Having been a platoon commander in Iraq, I have been frightened. I know what it is like to sit behind barbed wire and concrete bunkers. It very quickly becomes “them and us”. It is easy to dehumanise the community outside the front gate. It is very easy if you are spat at, shouted at and abused, to go back with your men, your soldiers and your team and describe the situation as them and us. That is not an excuse for a platoon commander, a company commander or a commanding officer to say, “All bets are off; all rules can be ignored”. That is simply not right. We are there as officers and leaders of men to protect the weak, to uphold discipline and ensure decency on the street—irrespective of whether the communities are Catholic or Protestant. That is our job.
I could not go to Northern Ireland and undo history. That was not my job at 20 years of age. I was not going to allow myself to be blamed for history—something about which we need to be careful when it comes to the Saville inquiry. We cannot blame other generations and undo it as if it were an easy thing to do on “The X Factor”, for example. I knew, however, that if I stood by decency on the streets and did what was right by the people I was there to protect, we would go some way to ensuring peace.
What is very important from my point of view is that we carried the yellow card, which set out the rules of engagement on the streets of Northern Ireland. It is a good document; it has been finessed over the years, but remains a good document. It is interesting that the Saville report clearly says that no soldier involved in the shootings on that day would have had the authority to open fire if they had followed the yellow card issued to them for dealing with the troubles even at that time. These are good rules of engagement: they are clear and fair and require every soldier to take aimed shots. We should not ignore or excuse the facts by claiming that the environment or the context detracts from the responsibility of our soldiers. It is also the case that the same does not detract from the responsibility of paramilitaries. Every terrorist in Northern Ireland must take responsibility for what they did with a bomb, what they did with a rifle and what they did when they intimidated their communities.

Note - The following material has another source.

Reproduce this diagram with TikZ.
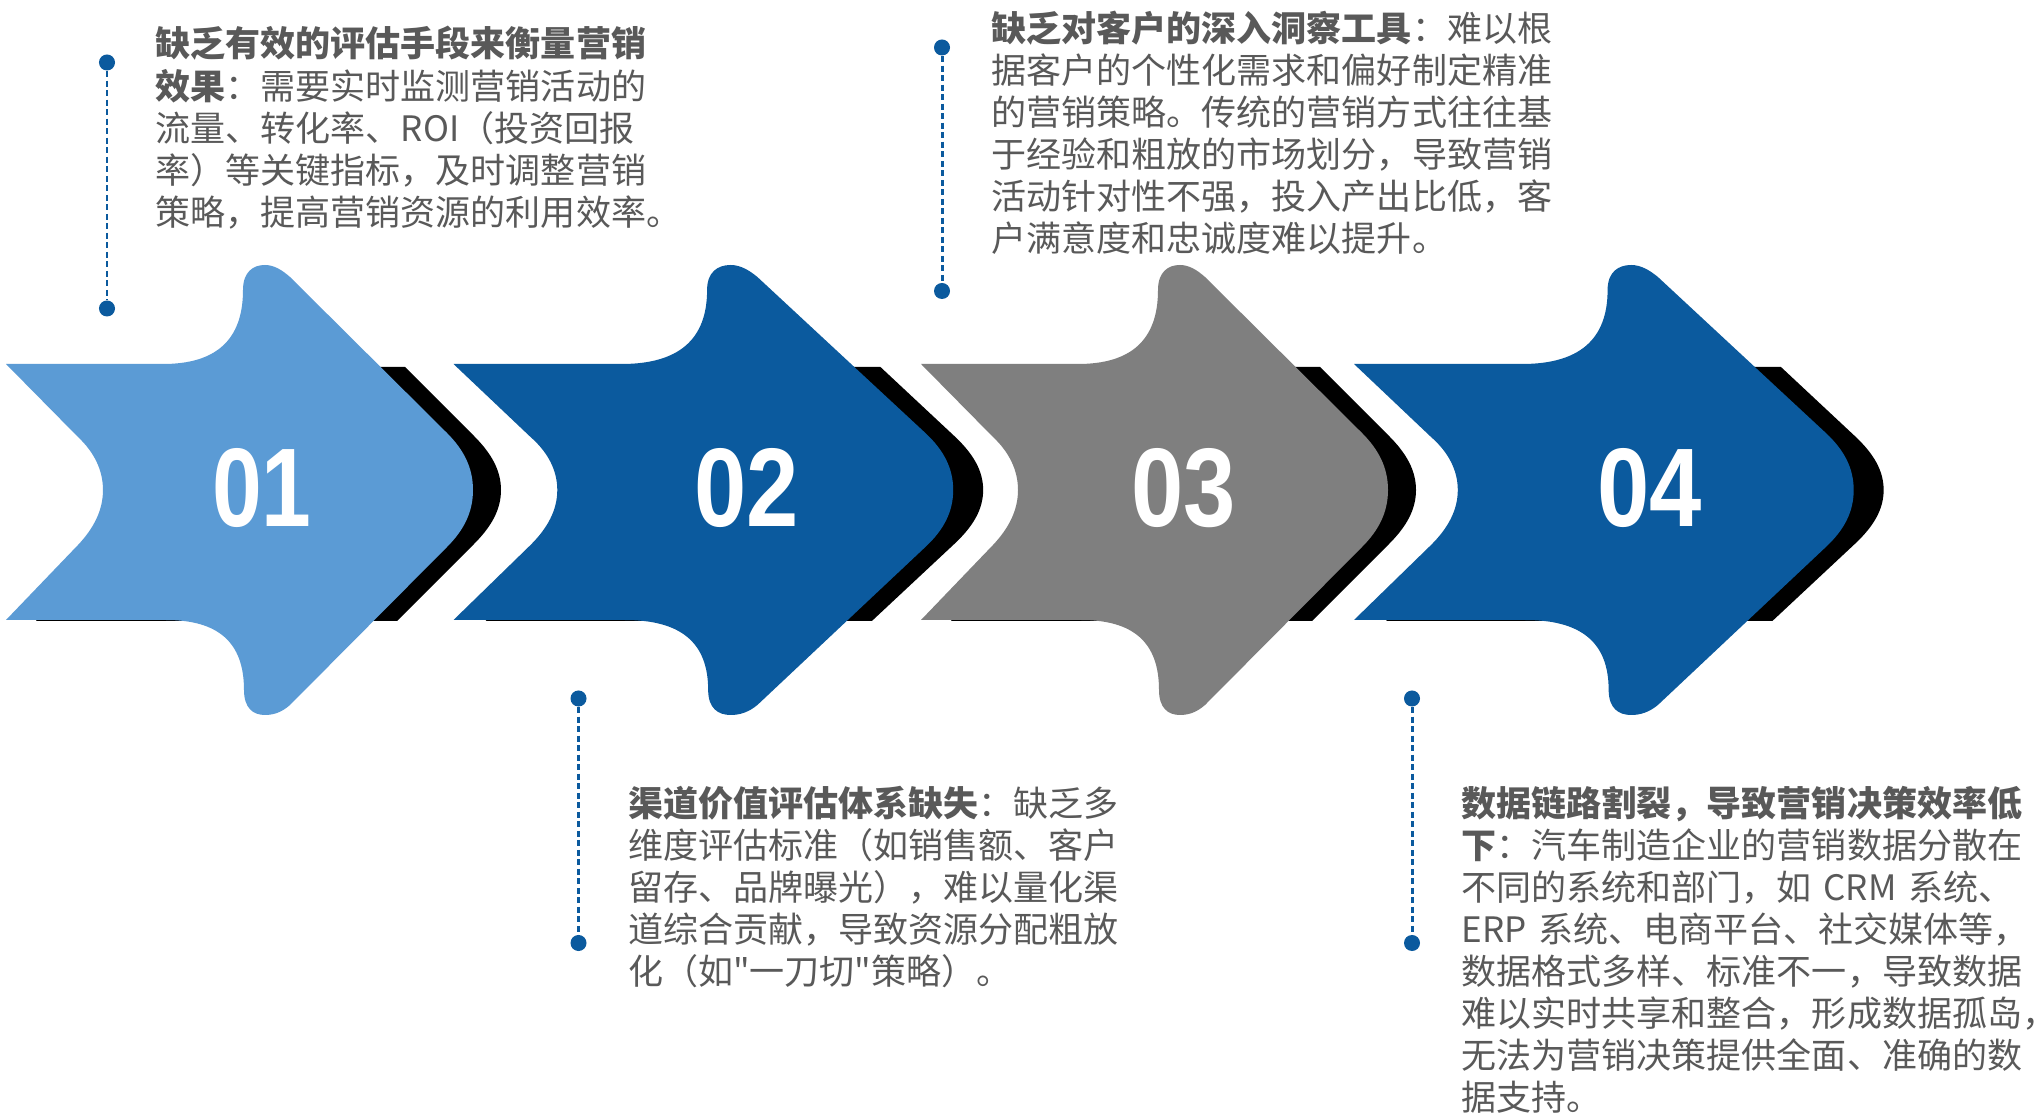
\documentclass[tikz,border=0pt]{standalone}
\usepackage{fontspec}
\newfontfamily\cjkfont{Noto Sans CJK SC}
\newfontfamily\numfont{Liberation Sans}
\definecolor{lblue}{HTML}{5B9BD5}
\definecolor{dblue}{HTML}{0B5A9E}
\definecolor{mgray}{HTML}{7F7F7F}
\definecolor{txtgray}{HTML}{595959}
\newcommand{\ArrowBody}{(0,364) -- (157,364) .. controls (210,364) and (237,340) .. (237,290) .. controls (237,272) and (247,265) .. (259,265) .. controls (268,265) and (276,270) .. (284,277) -- (441,433) .. controls (458,450) and (467,468) .. (467,490) .. controls (467,512) and (458,530) .. (441,547) -- (284,705) .. controls (276,712) and (268,715) .. (259,715) .. controls (247,715) and (238,708) .. (238,690) .. controls (238,642) and (212,620) .. (160,620) -- (0,620) -- (72,545) .. controls (88,528) and (97,510) .. (97,490) .. controls (97,470) and (88,452) .. (72,437) -- cycle}
\newcommand{\ShadowBody}{(33,367) -- (399,367) -- (468,436) .. controls (485,453) and (495,470) .. (495,490) .. controls (495,510) and (485,527) .. (468,544) -- (391,621) -- (30,621) -- (102,545) .. controls (118,528) and (127,510) .. (127,490) .. controls (127,470) and (118,452) .. (102,437) -- cycle}
\begin{document}
\begin{tikzpicture}[x=0.01cm, y=-0.01cm,
  txt/.style={anchor=base west, inner sep=0pt, text width=5.75cm, align=left, text=txtgray,
    font=\cjkfont\fontsize{9.96pt}{11.95pt}\selectfont},
  num/.style={anchor=base, inner sep=0pt, text=white,
    font=\numfont\bfseries\fontsize{31.8pt}{32pt}\selectfont},
  dotnode/.style={circle, fill=dblue, minimum size=0.16cm, inner sep=0pt},
  leader/.style={dblue, line width=0.85pt, dash pattern=on 0.06cm off 0.035cm}]
\useasboundingbox[fill=white] (0,0) rectangle (2042,1113);

% arrows
\begin{scope}[shift={(6,0)}]
  \fill[black] \ShadowBody;
  \fill[lblue] \ArrowBody;
\end{scope}
\begin{scope}[shift={(453.5,0)}, xscale=1.07]
  \fill[black] \ShadowBody;
  \fill[dblue] \ArrowBody;
\end{scope}
\begin{scope}[shift={(921,0)}]
  \fill[black] \ShadowBody;
  \fill[mgray] \ArrowBody;
\end{scope}
\begin{scope}[shift={(1354,0)}, xscale=1.07]
  \fill[black] \ShadowBody;
  \fill[dblue] \ArrowBody;
\end{scope}

% numbers
\node[num] (n1) at (262,527) {\scalebox{0.8}[1]{01}};
\node[num] (n2) at (746.5,527) {\scalebox{0.84}[1]{02}};
\node[num] (n3) at (1184,527) {\scalebox{0.84}[1]{03}};
\node[num] (n4) at (1649.5,527) {\scalebox{0.84}[1]{04}};

% leaders
\node[dotnode] (d1a) at (107,62.5) {};
\node[dotnode] (d1b) at (107,308.5) {};
\draw[leader] (d1a) -- (d1b);
\node[dotnode] (d2a) at (942,47.5) {};
\node[dotnode] (d2b) at (942,291) {};
\draw[leader] (d2a) -- (d2b);
\node[dotnode] (d3a) at (578.5,698.5) {};
\node[dotnode] (d3b) at (578.5,943) {};
\draw[leader] (d3a) -- (d3b);
\node[dotnode] (d4a) at (1412,698.5) {};
\node[dotnode] (d4b) at (1412,943) {};
\draw[leader] (d4a) -- (d4b);

% texts
\node[txt] (t1) at (155,57) {{\bfseries 缺乏有效的评估手段来衡量营销}\\
{\bfseries 效果}：需要实时监测营销活动的\\
流量、转化率、ROI（投资回报\\
率）等关键指标，及时调整营销\\
策略，提高营销资源的利用效率。};

\node[txt] (t2) at (991,41.6) {{\bfseries 缺乏对客户的深入洞察工具}：难以根\\
据客户的个性化需求和偏好制定精准\\
的营销策略。传统的营销方式往往基\\
于经验和粗放的市场划分，导致营销\\
活动针对性不强，投入产出比低，客\\
户满意度和忠诚度难以提升。};

\node[txt] (t3) at (627.5,816.5) {{\bfseries 渠道价值评估体系缺失}：缺乏多\\
维度评估标准（如销售额、客户\\
留存、品牌曝光），难以量化渠\\
道综合贡献，导致资源分配粗放\\
化（如"一刀切"策略）。};

\node[txt] (t4) at (1461,816.5) {{\bfseries 数据链路割裂，导致营销决策效率低}\\
{\bfseries 下}：汽车制造企业的营销数据分散在\\
不同的系统和部门，如 CRM 系统、\\
ERP 系统、电商平台、社交媒体等，\\
数据格式多样、标准不一，导致数据\\
难以实时共享和整合，形成数据孤岛\makebox[0.45em][l]{，}\\
无法为营销决策提供全面、准确的数\\
据支持。};
\end{tikzpicture}
\end{document}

I would like to pay tribute to the Social Democratic and Labour party in Northern Ireland, which throughout the troubles recognised the consequence of violence. Throughout it all, its members spoke up in communities where they themselves were intimidated by other republican parties that felt that they could use peace on the one hand, but could use violence on the other. We should not neglect to pay tribute to the parties that pursued peace on both sides throughout the peace agreement.

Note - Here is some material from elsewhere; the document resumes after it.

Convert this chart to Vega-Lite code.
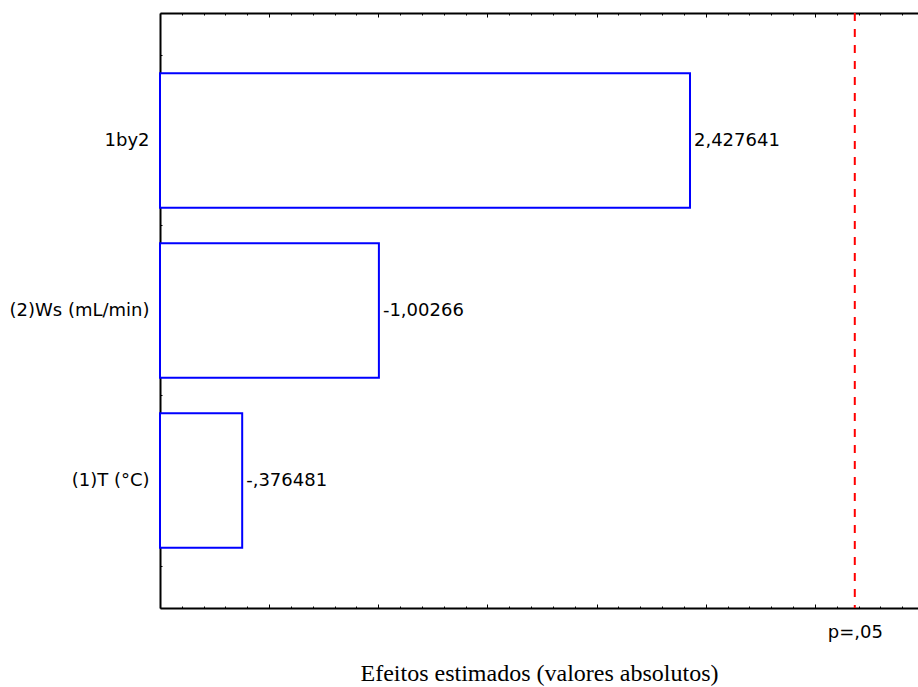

The real issue is the future. The former Secretary of State came to the Dispatch Box today to speak about the past. That is interesting, as when he was Secretary of State he rarely mentioned the Finucane or other inquiries and rarely raised issues about the past, which now seems to have come to the forefront. The real challenge is for the future and it revolves around whether we are going to move forward and accept devolution. Will Northern Ireland one day be prepared for a Sinn Fein First Minister? Other real questions are how to deal with dissidents and when we will say goodbye to the past.

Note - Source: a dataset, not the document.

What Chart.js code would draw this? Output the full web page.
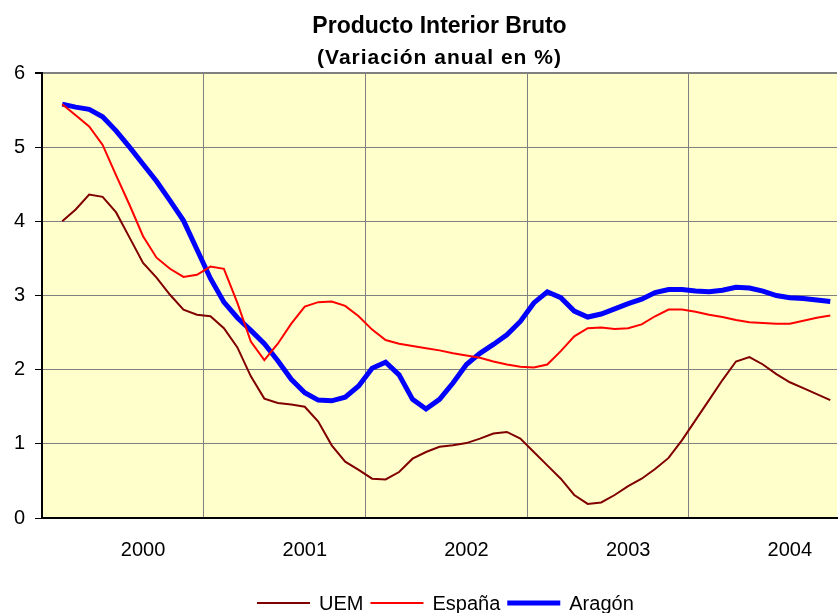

We can argue about whether we should have one more inquiry, or two more, or four more, or five more or 10 more, but at the end of the day it will come down to three or four main points: paramilitaries killed innocent people; soldiers sometimes got involved in unlawful killings; and the innocent people of Northern Ireland suffered. How many more inquiries are just going to repeat the same points? The future is what counts—and that means peace, which is the only thing that will wash away the blood.